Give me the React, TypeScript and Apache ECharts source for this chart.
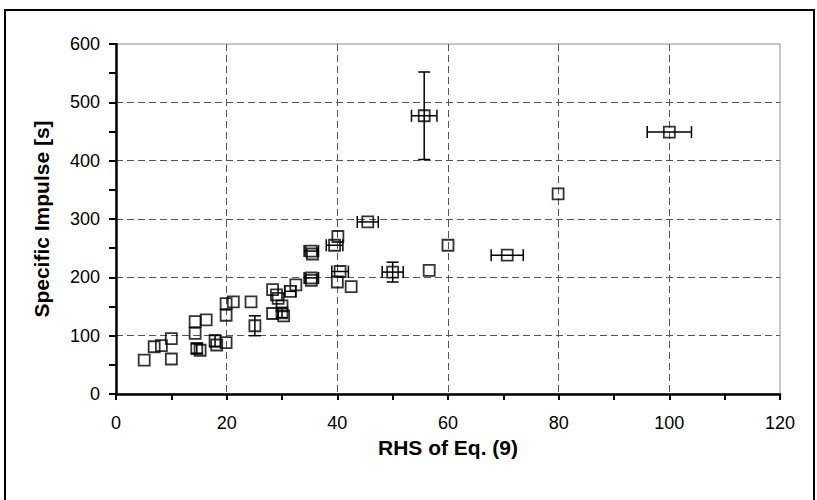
import React, { useEffect, useRef } from "react";
import * as echarts from "echarts";

// RHS of Eq. (9) values (x)
const rhsValues = [
  5.1, 6.9, 8.2, 10, 10, 14.3, 14.3, 14.6, 15.2, 16.3, 17.9, 18.2, 19.9, 19.9, 19.9,
  21.2, 24.4, 25.1, 28.3, 28.3, 29, 29.3, 30, 30, 30.3, 31.5, 32.5, 35.3, 35.3, 35.3,
  35.5, 39.5, 40.1, 40.5, 40, 42.5, 45.5, 50, 56.6, 60, 55.7, 70.7, 79.9, 100,
];
// Specific impulse values (y)
const impulseValues = [
  58, 81, 83, 95, 60, 124, 104, 78, 75, 127, 91, 84, 88, 155, 135,
  158, 158, 117, 179, 138, 170, 164, 151, 139, 134, 176, 187, 199, 195, 245,
  240, 255, 270, 210, 192, 184, 295, 209, 212, 255, 477, 238, 343, 449,
];
// Horizontal error half-widths
const rhsErrors = [
  0, 0, 0, 0, 0, 0, 0, 0, 0, 0, 0, 0, 0, 0, 0,
  0, 0, 0, 0, 0, 0, 0, 0, 0, 0, 1, 0, 1.3, 0, 1.3,
  0, 1.5, 0, 1.5, 0, 0, 1.9, 1.9, 0, 0, 2.3, 2.9, 0, 4,
];
// Vertical error half-heights
const impulseErrors = [
  0, 0, 0, 0, 0, 0, 0, 8, 0, 0, 10, 0, 0, 0, 0,
  0, 0, 17, 0, 0, 0, 0, 0, 8, 0, 0, 0, 0, 0, 0,
  0, 0, 0, 0, 0, 0, 0, 17, 0, 0, 75, 0, 0, 0,
];

const xTicks = { min: 0, max: 120, interval: 20 };
const yTicks = { min: 0, max: 600, interval: 100 };

export default function App() {
  const ref = useRef<HTMLDivElement>(null);
  useEffect(() => {
    if (!ref.current) return;
    const chart = echarts.init(ref.current, null, { renderer: "svg" });
    const points = rhsValues.map((x, i) => [x, impulseValues[i]]);
    const errRows = rhsValues.map((x, i) => [x, impulseValues[i], rhsErrors[i], impulseErrors[i]]);
    const font = "'Liberation Sans', Arial, sans-serif";
    const cap = 6;
    const lineStyle = { stroke: "#000", lineWidth: 1.5 };
    chart.setOption({
      animation: false,
      backgroundColor: "#fff",
      grid: {
        left: 116,
        right: 37,
        top: 44,
        bottom: 106,
        show: true,
        borderColor: "#8c8c8c",
        borderWidth: 1,
        backgroundColor: "transparent",
      },
      graphic: [
        {
          type: "rect",
          shape: { x: 5, y: 10, width: 809, height: 520 },
          style: { fill: "none", stroke: "#000", lineWidth: 2 },
          silent: true,
          z: -1,
        },
      ],
      xAxis: {
        type: "value",
        min: xTicks.min,
        max: xTicks.max,
        interval: xTicks.interval,
        name: "RHS of Eq. (9)",
        nameLocation: "middle",
        nameGap: 37,
        nameTextStyle: { fontFamily: font, fontSize: 21, fontWeight: "bold", color: "#000" },
        axisLine: { show: true, onZero: false, lineStyle: { color: "#000", width: 2.5 } },
        axisTick: { show: true, length: 6, lineStyle: { color: "#000", width: 2 } },
        minorTick: { show: true, splitNumber: 2, length: 6, lineStyle: { color: "#000", width: 2 } },
        axisLabel: { fontFamily: font, fontSize: 18, color: "#000", margin: 20 },
        splitLine: {
          show: true,
          showMinLine: false,
          showMaxLine: false,
          lineStyle: { color: "#555", width: 1, type: [7, 4] },
        },
      },
      yAxis: {
        type: "value",
        min: yTicks.min,
        max: yTicks.max,
        interval: yTicks.interval,
        name: "Specific Impulse [s]",
        nameLocation: "middle",
        nameGap: 64,
        nameTextStyle: { fontFamily: font, fontSize: 21, fontWeight: "bold", color: "#000" },
        axisLine: { show: true, onZero: false, lineStyle: { color: "#000", width: 2.5 } },
        axisTick: { show: true, length: 7, lineStyle: { color: "#000", width: 2 } },
        minorTick: { show: true, splitNumber: 2, length: 7, lineStyle: { color: "#000", width: 2 } },
        axisLabel: { fontFamily: font, fontSize: 18, color: "#000", margin: 16 },
        splitLine: {
          show: true,
          showMinLine: false,
          showMaxLine: false,
          lineStyle: { color: "#555", width: 1, type: [7, 4] },
        },
      },
      series: [
        {
          type: "custom",
          data: errRows,
          z: 3,
          renderItem: (params: any, api: any) => {
            const x = api.value(0);
            const y = api.value(1);
            const xe = api.value(2);
            const ye = api.value(3);
            const children: any[] = [];
            if (xe > 0) {
              const l = api.coord([x - xe, y]);
              const r = api.coord([x + xe, y]);
              children.push(
                { type: "line", shape: { x1: l[0], y1: l[1], x2: r[0], y2: r[1] }, style: lineStyle },
                { type: "line", shape: { x1: l[0], y1: l[1] - cap, x2: l[0], y2: l[1] + cap }, style: lineStyle },
                { type: "line", shape: { x1: r[0], y1: r[1] - cap, x2: r[0], y2: r[1] + cap }, style: lineStyle }
              );
            }
            if (ye > 0) {
              const t = api.coord([x, y + ye]);
              const b = api.coord([x, y - ye]);
              children.push(
                { type: "line", shape: { x1: t[0], y1: t[1], x2: b[0], y2: b[1] }, style: lineStyle },
                { type: "line", shape: { x1: t[0] - cap, y1: t[1], x2: t[0] + cap, y2: t[1] }, style: lineStyle },
                { type: "line", shape: { x1: b[0] - cap, y1: b[1], x2: b[0] + cap, y2: b[1] }, style: lineStyle }
              );
            }
            return { type: "group", children };
          },
        },
        {
          type: "scatter",
          data: points,
          symbol: "rect",
          symbolSize: 11,
          z: 4,
          itemStyle: { color: "transparent", borderColor: "#000", borderWidth: 1.8 },
        },
      ],
    });
    return () => chart.dispose();
  }, []);
  return (
    <div
      ref={ref}
      style={{ position: "fixed", left: 0, top: 0, width: 817, height: 500, background: "#fff" }}
    />
  );
}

Exercise aim: Transcribe the preceding listing in its entirety and with exact wording, leaving out pictures.

The output:
Give me the React, TypeScript and Apache ECharts source for this chart.
import React, { useEffect, useRef } from "react";
import * as echarts from "echarts";

// RHS of Eq. (9) values (x)
const rhsValues = [
  5.1, 6.9, 8.2, 10, 10, 14.3, 14.3, 14.6, 15.2, 16.3, 17.9, 18.2, 19.9, 19.9, 19.9,
  21.2, 24.4, 25.1, 28.3, 28.3, 29, 29.3, 30, 30, 30.3, 31.5, 32.5, 35.3, 35.3, 35.3,
  35.5, 39.5, 40.1, 40.5, 40, 42.5, 45.5, 50, 56.6, 60, 55.7, 70.7, 79.9, 100,
];
// Specific impulse values (y)
const impulseValues = [
  58, 81, 83, 95, 60, 124, 104, 78, 75, 127, 91, 84, 88, 155, 135,
  158, 158, 117, 179, 138, 170, 164, 151, 139, 134, 176, 187, 199, 195, 245,
  240, 255, 270, 210, 192, 184, 295, 209, 212, 255, 477, 238, 343, 449,
];
// Horizontal error half-widths
const rhsErrors = [
  0, 0, 0, 0, 0, 0, 0, 0, 0, 0, 0, 0, 0, 0, 0,
  0, 0, 0, 0, 0, 0, 0, 0, 0, 0, 1, 0, 1.3, 0, 1.3,
  0, 1.5, 0, 1.5, 0, 0, 1.9, 1.9, 0, 0, 2.3, 2.9, 0, 4,
];
// Vertical error half-heights
const impulseErrors = [
  0, 0, 0, 0, 0, 0, 0, 8, 0, 0, 10, 0, 0, 0, 0,
  0, 0, 17, 0, 0, 0, 0, 0, 8, 0, 0, 0, 0, 0, 0,
  0, 0, 0, 0, 0, 0, 0, 17, 0, 0, 75, 0, 0, 0,
];

const xTicks = { min: 0, max: 120, interval: 20 };
const yTicks = { min: 0, max: 600, interval: 100 };

export default function App() {
  const ref = useRef<HTMLDivElement>(null);
  useEffect(() => {
    if (!ref.current) return;
    const chart = echarts.init(ref.current, null, { renderer: "svg" });
    const points = rhsValues.map((x, i) => [x, impulseValues[i]]);
    const errRows = rhsValues.map((x, i) => [x, impulseValues[i], rhsErrors[i], impulseErrors[i]]);
    const font = "'Liberation Sans', Arial, sans-serif";
    const cap = 6;
    const lineStyle = { stroke: "#000", lineWidth: 1.5 };
    chart.setOption({
      animation: false,
      backgroundColor: "#fff",
      grid: {
        left: 116,
        right: 37,
        top: 44,
        bottom: 106,
        show: true,
        borderColor: "#8c8c8c",
        borderWidth: 1,
        backgroundColor: "transparent",
      },
      graphic: [
        {
          type: "rect",
          shape: { x: 5, y: 10, width: 809, height: 520 },
          style: { fill: "none", stroke: "#000", lineWidth: 2 },
          silent: true,
          z: -1,
        },
      ],
      xAxis: {
        type: "value",
        min: xTicks.min,
        max: xTicks.max,
        interval: xTicks.interval,
        name: "RHS of Eq. (9)",
        nameLocation: "middle",
        nameGap: 37,
        nameTextStyle: { fontFamily: font, fontSize: 21, fontWeight: "bold", color: "#000" },
        axisLine: { show: true, onZero: false, lineStyle: { color: "#000", width: 2.5 } },
        axisTick: { show: true, length: 6, lineStyle: { color: "#000", width: 2 } },
        minorTick: { show: true, splitNumber: 2, length: 6, lineStyle: { color: "#000", width: 2 } },
        axisLabel: { fontFamily: font, fontSize: 18, color: "#000", margin: 20 },
        splitLine: {
          show: true,
          showMinLine: false,
          showMaxLine: false,
          lineStyle: { color: "#555", width: 1, type: [7, 4] },
        },
      },
      yAxis: {
        type: "value",
        min: yTicks.min,
        max: yTicks.max,
        interval: yTicks.interval,
        name: "Specific Impulse [s]",
        nameLocation: "middle",
        nameGap: 64,
        nameTextStyle: { fontFamily: font, fontSize: 21, fontWeight: "bold", color: "#000" },
        axisLine: { show: true, onZero: false, lineStyle: { color: "#000", width: 2.5 } },
        axisTick: { show: true, length: 7, lineStyle: { color: "#000", width: 2 } },
        minorTick: { show: true, splitNumber: 2, length: 7, lineStyle: { color: "#000", width: 2 } },
        axisLabel: { fontFamily: font, fontSize: 18, color: "#000", margin: 16 },
        splitLine: {
          show: true,
          showMinLine: false,
          showMaxLine: false,
          lineStyle: { color: "#555", width: 1, type: [7, 4] },
        },
      },
      series: [
        {
          type: "custom",
          data: errRows,
          z: 3,
          renderItem: (params: any, api: any) => {
            const x = api.value(0);
            const y = api.value(1);
            const xe = api.value(2);
            const ye = api.value(3);
            const children: any[] = [];
            if (xe > 0) {
              const l = api.coord([x - xe, y]);
              const r = api.coord([x + xe, y]);
              children.push(
                { type: "line", shape: { x1: l[0], y1: l[1], x2: r[0], y2: r[1] }, style: lineStyle },
                { type: "line", shape: { x1: l[0], y1: l[1] - cap, x2: l[0], y2: l[1] + cap }, style: lineStyle },
                { type: "line", shape: { x1: r[0], y1: r[1] - cap, x2: r[0], y2: r[1] + cap }, style: lineStyle }
              );
            }
            if (ye > 0) {
              const t = api.coord([x, y + ye]);
              const b = api.coord([x, y - ye]);
              children.push(
                { type: "line", shape: { x1: t[0], y1: t[1], x2: b[0], y2: b[1] }, style: lineStyle },
                { type: "line", shape: { x1: t[0] - cap, y1: t[1], x2: t[0] + cap, y2: t[1] }, style: lineStyle },
                { type: "line", shape: { x1: b[0] - cap, y1: b[1], x2: b[0] + cap, y2: b[1] }, style: lineStyle }
              );
            }
            return { type: "group", children };
          },
        },
        {
          type: "scatter",
          data: points,
          symbol: "rect",
          symbolSize: 11,
          z: 4,
          itemStyle: { color: "transparent", borderColor: "#000", borderWidth: 1.8 },
        },
      ],
    });
    return () => chart.dispose();
  }, []);
  return (
    <div
      ref={ref}
      style={{ position: "fixed", left: 0, top: 0, width: 817, height: 500, background: "#fff" }}
    />
  );
}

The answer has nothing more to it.